As you’re likely aware, the lending market ain’t what it used to be. The free-wheeling days of the early part of this century — when banks were handing out cash faster than Stephen Hawking at a nudie bar — are long gone. The resulting housing market crash forced lenders to tighten their purse strings, leaving many hopeful homebuyers unable to secure a mortgage.
As a result, people have been forced to get creative, in some cases dividing the responsibilities of home ownership between family members. A typical arrangement looks something like this:
Parents: Purchase the home as legal owners and take out the mortgage in their own name.

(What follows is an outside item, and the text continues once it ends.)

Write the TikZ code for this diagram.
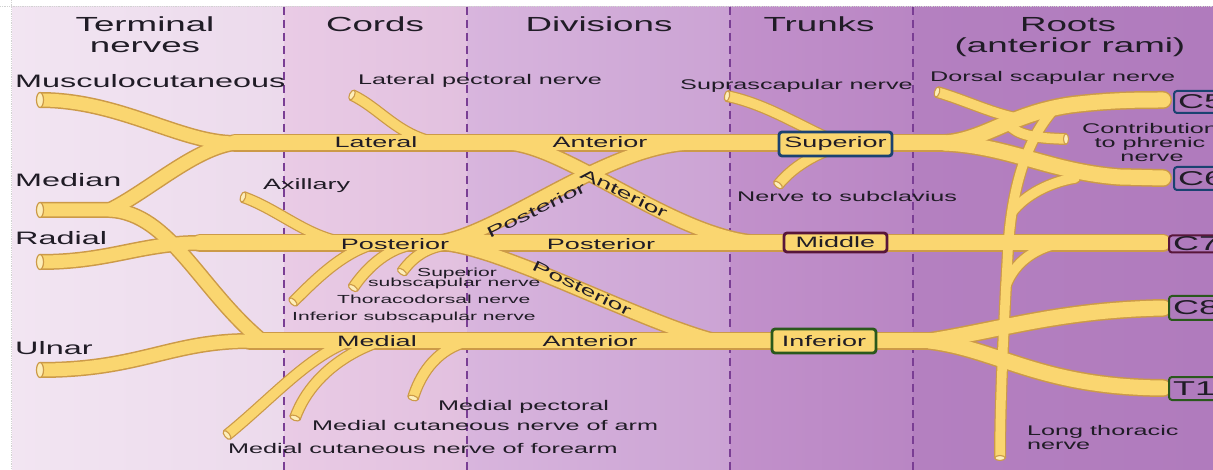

Kid: Chips in for the down payment, maintains the house while living in it as his primary residence, and pays the mortgage as it comes due.
These new types of arrangements, while achieving the desired goals, create confusion when determining which party is entitled to deduct the mortgage interest on their tax return. Fortunately, a mix of regulatory authority and judicial precedent provides the necessary guidance, but in order to determine whether Parents or Kid are entitled to the interest deduction in the scenario posed above, you’ve got to work through a series of questions:
1. Who paid the mortgage? First things first, because individuals are cash basis taxpayers, only the taxpayer who actually pays the mortgage is entitled to a deduction. So Parents are out, since Kid paid the principal and interest as it came due.
2. Who is listed as the borrower on the mortgage? In general, a taxpayer can’t deduct interest he pays on a debt that isn’t his.[i] Thus, without some relief, Kid can’t deduct the mortgage interest either — even though he paid it — because he’s not listed as a co-borrower on the mortgage. Which takes us to…
3. Who has legal title to the house? Treas. Reg. §1.163-1(b) provides an exception to the general rule found in #2. Pursuant to the regulations, even if a taxpayer is not directly liable on the mortgage, he can deduct any interest he pays on the debt as long as he is the legal owner of the house; i.e., a deed holder. Unfortunately, this doesn’t help Kid in our case because he is not listed on the deed, and thus is not a legal owner of the home.
4. So then nobody is entitled to deduct the mortgage interest? Not so fast. The regulations also allow a taxpayer who is an “equitable” owner of the house to deduct the mortgage interest he pays, even if he is not listed on the mortgage as a co-borrower.
What constitutes an “equitable” owner of a house? The Tax Court has typically defined an equitable owner as one who:
- Has a right to possess the property and to enjoy the use, rents or profits thereof;
- Has a duty to maintain the property;
- Is responsible for insuring the property;
- Bears the property’s risk of loss;
- Is obligated to pay the property’s taxes, assessments or charges;
- Has the right to improve the property without the owner’s consent; and
- Has the right to obtain legal title at any time by paying the balance of the purchase price.[ii]
In our fact pattern, Kid clearly meets the requirements of factors 1 and 2, as he lives in the home as his primary residence and is responsible for its upkeep. Presumably, Kid also meets factor 6 –since the house is recognized by Parents as belonging to him — and factor 7, assuming he could eventually borrow the funds necessary to buy out Parents’ legal interest.
Lastly, because Kid contributed to the down payment, he should meet factor 4, as he bears a portion of the risk of loss associated with the house to the extent of his piece of the down payment. This can be a critical factor; if Kid doesn’t contribute any cash towards funding the down payment, this factor swings the other way, and it may well sway the ultimate determination of Kid’s status as “equitable owner” from yay to nay.
So parents, as much as it may pain you to have Junior buck up for his share of the down payment, it’s actually in his best interest to do so. Without it, his mortgage interest deduction may go up in smoke.